By completing this lecture, you will be able to:
- Run shell commands directly within a notebook.
- Navigate and manipulate files and directories efficiently.
- Integrate external tools and scripts seamlessly into your workflow.
By mastering these techniques, you’ll be able to work more efficiently and handle complex data science tasks with ease.
4.2 Magic Commands
4.2.1 What are Magic Commands?
Magic commands in Jupyter are shortcuts that extend the functionality of the notebook environment.

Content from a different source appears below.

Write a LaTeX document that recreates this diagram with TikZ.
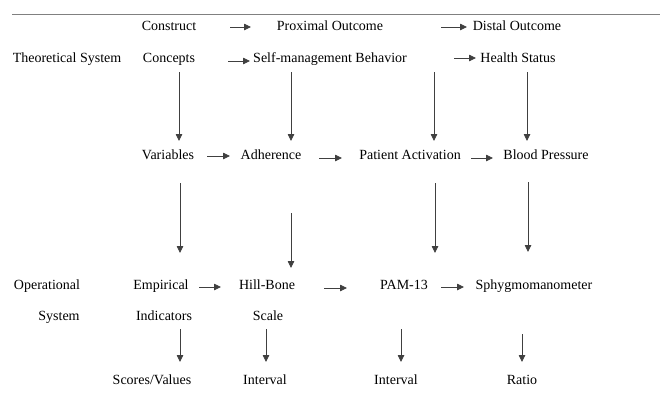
\documentclass[tikz,border=0pt]{standalone}
\usepackage{fontspec}
\setmainfont{Liberation Serif}
\usetikzlibrary{arrows.meta}
\begin{document}
\begin{tikzpicture}[x=1pt,y=-1pt,
  lbl/.style={anchor=base,inner sep=0pt,font=\fontsize{14}{16}\selectfont,text=black},
  arr/.style={draw=black!75,line width=0.8pt,-{Triangle[length=7pt,width=6.5pt]}},
  rule/.style={draw=black!50,line width=1pt}]
\useasboundingbox (0,0) rectangle (660,397);
\coordinate (rl) at (12,14);
\coordinate (rr) at (660,14);
\draw[rule] (rl) -- (rr);
% row 1
\node[lbl] (construct) at (169,30) {Construct};
\node[lbl] (proximal) at (330,30) {Proximal Outcome};
\node[lbl] (distal) at (517,30) {Distal Outcome};
% row 2
\node[lbl] (theo) at (67,62) {Theoretical System};
\node[lbl] (concepts) at (169,62) {Concepts};
\node[lbl] (selfm) at (330,62) {Self-management Behavior};
\node[lbl] (health) at (518,62) {Health Status};
% row 3
\node[lbl] (variables) at (168,159) {Variables};
\node[lbl] (adherence) at (271,159) {Adherence};
\node[lbl] (patient) at (410,159) {Patient Activation};
\node[lbl] (blood) at (546,159) {Blood Pressure};
% row 4
\node[lbl] (operational) at (47,289) {Operational};
\node[lbl] (empirical) at (161,289) {Empirical};
\node[lbl] (hillbone) at (267,289) {Hill-Bone};
\node[lbl] (pam) at (404,289) {PAM-13};
\node[lbl] (sphyg) at (534,289) {Sphygmomanometer};
% row 5
\node[lbl] (system) at (59,320) {System};
\node[lbl] (indicators) at (164,320) {Indicators};
\node[lbl] (scale) at (268,320) {Scale};
% row 6
\node[lbl] (scores) at (152,384) {Scores/Values};
\node[lbl] (int1) at (265,384) {Interval};
\node[lbl] (int2) at (396,384) {Interval};
\node[lbl] (ratio) at (522,384) {Ratio};
% horizontal arrows
\coordinate (h1a) at (230,27); \coordinate (h1b) at (251,27);
\coordinate (h2a) at (441,27); \coordinate (h2b) at (467,27);
\coordinate (h3a) at (228,61); \coordinate (h3b) at (250,61);
\coordinate (h4a) at (454,58); \coordinate (h4b) at (476,58);
\coordinate (h5a) at (207,156); \coordinate (h5b) at (230,156);
\coordinate (h6a) at (319,158); \coordinate (h6b) at (342,158);
\coordinate (h7a) at (471,158); \coordinate (h7b) at (493,158);
\coordinate (h8a) at (199,287); \coordinate (h8b) at (221,287);
\coordinate (h9a) at (324,288); \coordinate (h9b) at (347,288);
\coordinate (h10a) at (441,287); \coordinate (h10b) at (464,287);
\foreach \i in {1,...,10} \draw[arr] (h\i a) -- (h\i b);
% vertical arrows
\coordinate (v1a) at (179,72); \coordinate (v1b) at (179,141);
\coordinate (v2a) at (291,72); \coordinate (v2b) at (291,141);
\coordinate (v3a) at (434,72); \coordinate (v3b) at (434,141);
\coordinate (v4a) at (527,72); \coordinate (v4b) at (527,141);
\coordinate (v5a) at (180,183); \coordinate (v5b) at (180,253);
\coordinate (v6a) at (291,213); \coordinate (v6b) at (291,268);
\coordinate (v7a) at (435,183); \coordinate (v7b) at (435,253);
\coordinate (v8a) at (528,182); \coordinate (v8b) at (528,252);
\coordinate (v9a) at (180,329); \coordinate (v9b) at (180,362);
\coordinate (v10a) at (266,329); \coordinate (v10b) at (266,362);
\coordinate (v11a) at (401,329); \coordinate (v11b) at (401,362);
\coordinate (v12a) at (522,334); \coordinate (v12b) at (522,362);
\foreach \i in {1,...,12} \draw[arr] (v\i a) -- (v\i b);
\end{tikzpicture}
\end{document}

There are two types of magic commands: - Line magics: Commands that operate on a single line. - Cell magics: Commands that operate on the entire cell.
In Jupyter notebooks, line magic commands are invoked by placing a single percentage sign (%
) in front of the statement, allowing for quick, inline operations, while cell magic commands are denoted with double percentage signs (%%
) at the beginning of the cell, enabling you to apply commands to the entire cell for more complex tasks.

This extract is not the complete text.